The Immigration filter question.

Why did you Filter IN everyone born In the USA. I would Filter everyone NOT born in the USA.

One of the Census Record fields that I would capture in those census that contained Immigration date / information.

I'll have to thing about that one, but I don't have anyone that would have an immigration record in my database.

Your Census Question: I wouldn't use a filter. But I am not sure what you are looking for.

I would go to the Sources Workspace and go to the Census Year and Location and LOOK for the Enumeration District. They are in all of my Census Citations.

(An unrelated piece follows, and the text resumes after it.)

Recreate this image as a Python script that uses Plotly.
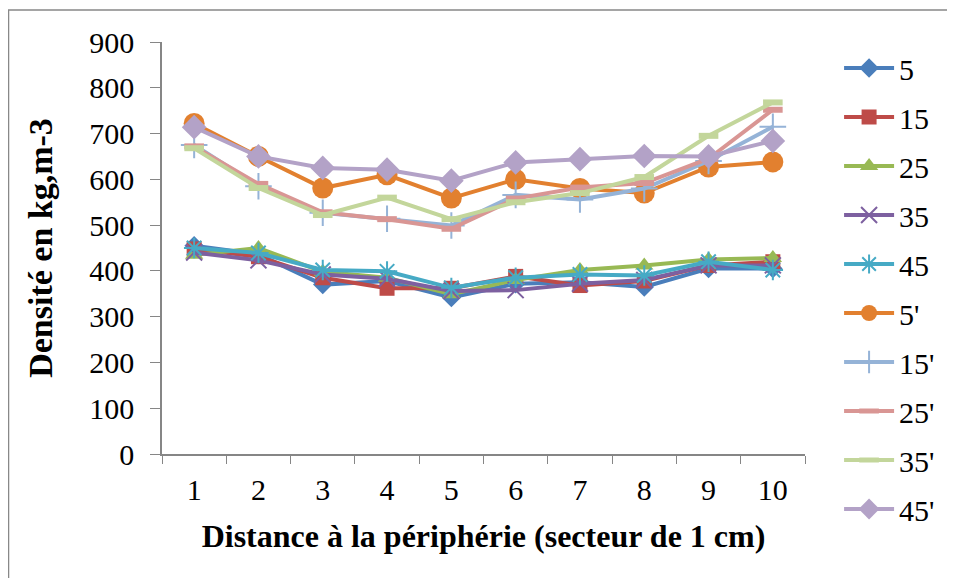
import plotly.graph_objects as go

# %% data
secteurs = ['1', '2', '3', '4', '5', '6', '7', '8', '9', '10']

d5 = [455, 436, 370, 378, 342, 372, 375, 365, 405, 405]
d15 = [448, 431, 385, 362, 362, 388, 368, 378, 412, 420]
d25 = [435, 450, 398, 385, 349, 380, 402, 412, 425, 428]
d35 = [440, 423, 392, 383, 356, 358, 372, 380, 412, 412]
d45 = [450, 439, 402, 399, 363, 385, 392, 390, 420, 402]
d5p = [722, 650, 581, 610, 559, 600, 580, 570, 627, 638]
d15p = [675, 585, 527, 514, 499, 566, 556, 580, 640, 715]
d25p = [672, 590, 528, 513, 492, 558, 582, 592, 645, 752]
d35p = [668, 581, 522, 560, 513, 550, 570, 605, 695, 768]
d45p = [714, 650, 625, 621, 597, 637, 644, 651, 650, 684]

names = ['5', '15', '25', '35', '45', "5'", "15'", "25'", "35'", "45'"]
series = [d5, d15, d25, d35, d45, d5p, d15p, d25p, d35p, d45p]
colors = ['#4A7EBB', '#BE4B48', '#98B954', '#7D60A0', '#46AAC5',
          '#E2802F', '#95B3D7', '#D99694', '#C3D69B', '#B3A2C7']
symbols = ['diamond', 'square', 'triangle-up', 'x-thin', 'asterisk',
           'circle', 'cross-thin', 'line-ew', 'line-ew', 'diamond']
sizes = [15, 15, 16, 16, 17, 21, 19, 14, 14, 19]

SERIF = 'Liberation Serif'

# %% figure
fig = go.Figure()
for name, vals, col, sym, sz in zip(names, series, colors, symbols, sizes):
    thin = sym in ('x-thin', 'asterisk', 'cross-thin')
    dash = sym == 'line-ew'
    fig.add_trace(go.Scatter(
        x=secteurs, y=vals, name=name, legendgroup=name,
        mode='lines+markers',
        line=dict(color=col, width=4),
        marker=dict(symbol=sym, size=sz, color=col,
                    line=dict(color=col, width=6 if dash else (2 if thin else 0)))
    ))

# page body adds 8px, so margins are shifted by that
fig.update_layout(
    width=955, height=578,
    margin=dict(l=154, r=158, t=34, b=132, autoexpand=False),
    paper_bgcolor='white', plot_bgcolor='white',
    font=dict(family=SERIF, size=30, color='black'),
    showlegend=True,
    legend=dict(x=1.053, y=1.0, yanchor='top', xanchor='left',
                font=dict(family=SERIF, size=30), tracegroupgap=7,
                traceorder='grouped', itemwidth=50, maxheight=560),
)
fig.update_xaxes(
    type='category', range=[-0.5, 9.5],
    showline=True, linecolor='#868686', linewidth=1.5,
    ticks='outside', tickson='boundaries', ticklen=8, tickcolor='#868686',
    tickfont=dict(family=SERIF, size=30), ticklabelstandoff=8,
    showgrid=False, zeroline=False,
    title=dict(text='<b>Distance à la périphérie (secteur de 1 cm)</b>',
               font=dict(family=SERIF, size=32), standoff=20),
)
fig.update_yaxes(
    range=[0, 900], dtick=100,
    showline=True, linecolor='#868686', linewidth=1.5,
    ticks='outside', ticklen=10, tickcolor='#868686',
    tickfont=dict(family=SERIF, size=30), ticklabelstandoff=10,
    showgrid=False, zeroline=False,
    title=dict(text='<b>Densité en kg,m-3</b>',
               font=dict(family=SERIF, size=34), standoff=26),
)

# border around the chart area (only top and left edges fall in the picture)
fig.add_shape(type='rect', xref='paper', yref='paper',
              x0=-0.2387, x1=1.3, y0=-0.35, y1=1.0777,
              line=dict(color='#888888', width=1.5))

fig.write_html('out.html')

I use the Year and Location Census Template, making this very easy.

I can look at my Citations for a specific Census Year and Location and SEE who were in the same ED.

The template feature, is very helpful there. The first entry in each County Source Grouping is my Local jurisdiction or locality / town / township, but the ED is the next entry. Since the ED is only for that Census Year, that works for me.

In fact, that was VERY helpful with the 1940 Census BEFORE they were indexed. I had all of my focus people in the 1940 census within a couple of hours. even by browsing, because I had captured the Supervisory District from 1930 and the ED for 1930. The one step website had the conversion table so it was very easy to find the ED for the 1940 Census.

Hope that answered your question. If not, what are you trying to do with you asked the Filter for an ED.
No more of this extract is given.